Architecturalement, la partie la plus ancienne du corps de logis utilise une technique d'assemblage à bois courts et présente deux niveaux d'encorbellement sur sommiers ainsi qu'un comble à surcroît. Les éléments qui structurent la façade alternent selon le rythme du « tant plein que vide » caractéristique de l'époque. L'ossature, en chêne à cœur, est robuste et le hourdis est en torchis protégé par un enduit de chaux aérienne ; ces qualités témoignent d'une abondance et d'une bonne tenue du bois d'œuvre à la sortie de la guerre de Cent Ans. L'exposition orientale de la façade et le fort surplomb des encorbellements protègent les sculptures des eaux de ruissellement, ce qui explique leur bon état de conservation. Les deux appentis sont des adjonctions de la fin du XVIIIe siècle, période où la construction en pan de bois évolue vers une économie de moyens et où le colombage est souvent masqué par l'enduit. Le corps de logis a par ailleurs été amputé de plusieurs travées, la construction originelle s'étendant plus loin vers la droite.
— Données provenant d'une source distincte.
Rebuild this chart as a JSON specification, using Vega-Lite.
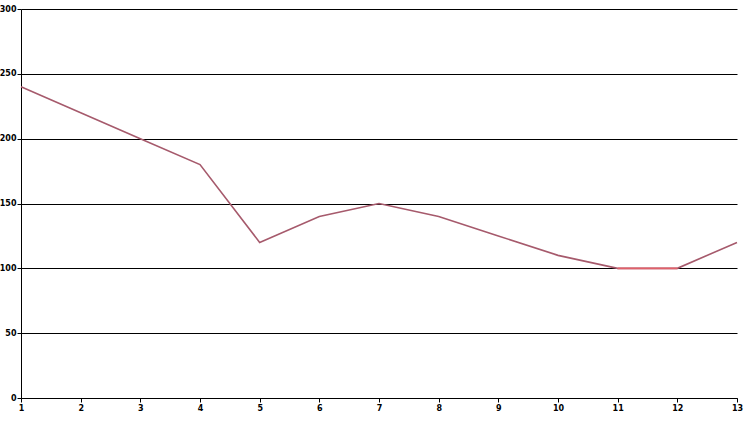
{
  "$schema": "https://vega.github.io/schema/vega-lite/v6.json",
  "width": 716,
  "height": 389,
  "autosize": {"type": "none"},
  "padding": {"left": 21, "top": 9, "right": 17, "bottom": 15},
  "background": "white",
  "config": {
    "view": {"stroke": null},
    "axis": {
      "domainColor": "black",
      "domainWidth": 1,
      "tickColor": "black",
      "tickSize": 4,
      "labelFont": "DejaVu Sans",
      "labelFontSize": 8,
      "labelFontWeight": "bold",
      "labelColor": "black",
      "gridColor": "black",
      "gridOpacity": 1,
      "gridWidth": 1,
      "title": null
    }
  },
  "layer": [
    {
      "data": {
        "values": [
          {"x": 1, "y": 240}, {"x": 2, "y": 220}, {"x": 3, "y": 200}, {"x": 4, "y": 180},
          {"x": 5, "y": 120}, {"x": 6, "y": 140}, {"x": 7, "y": 150}, {"x": 8, "y": 140},
          {"x": 9, "y": 125}, {"x": 10, "y": 110}, {"x": 11, "y": 100}, {"x": 12, "y": 100},
          {"x": 13, "y": 120}
        ]
      },
      "mark": {"type": "line", "color": "#a65a6c", "strokeWidth": 1.6},
      "encoding": {
        "x": {"field": "x", "type": "quantitative", "scale": {"domain": [1, 13], "nice": false, "zero": false},
              "axis": {"values": [1,2,3,4,5,6,7,8,9,10,11,12,13], "format": "d", "grid": false, "labelPadding": 2, "labelFlush": false}},
        "y": {"field": "y", "type": "quantitative", "scale": {"domain": [0, 300], "nice": false},
              "axis": {"values": [0,50,100,150,200,250,300], "format": "d", "grid": true, "labelPadding": 1}}
      }
    },
    {
      "data": {"values": [{"x": 11, "y": 100}, {"x": 12, "y": 100}]},
      "mark": {"type": "line", "color": "#e0606a", "strokeWidth": 1.6},
      "encoding": {
        "x": {"field": "x", "type": "quantitative"},
        "y": {"field": "y", "type": "quantitative"}
      }
    }
  ]
}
Le décor sculpté relève d'un vocabulaire symbolique médiéval puisant dans les règnes végétal, animal et humain : roses, coquilles, feuilles de chêne, paons, poissons, serpents, dragons, visages humains, singe et chiens se mêlent sur les éléments de bois. Certains abouts de sommiers conservent des traces de têtes très érodées, encore lisibles par leurs coiffes. Une poutre présente une alternance de roses sculptées en positif et en négatif et de coquilles offertes en face convexe et concave, motif fréquent sur des monuments liés aux itinéraires jacquaires. On relève aussi la présence d'une fleur de lys, d'une dédicace à la Vierge avec les lettres MARIE formées par des serpents, des scènes de combat contre un dragon, ainsi que diverses figures animales — chiens, singe tricéphale, paons — et des détails naturalistes tels que les veines des feuilles et la représentation de la chélidoine.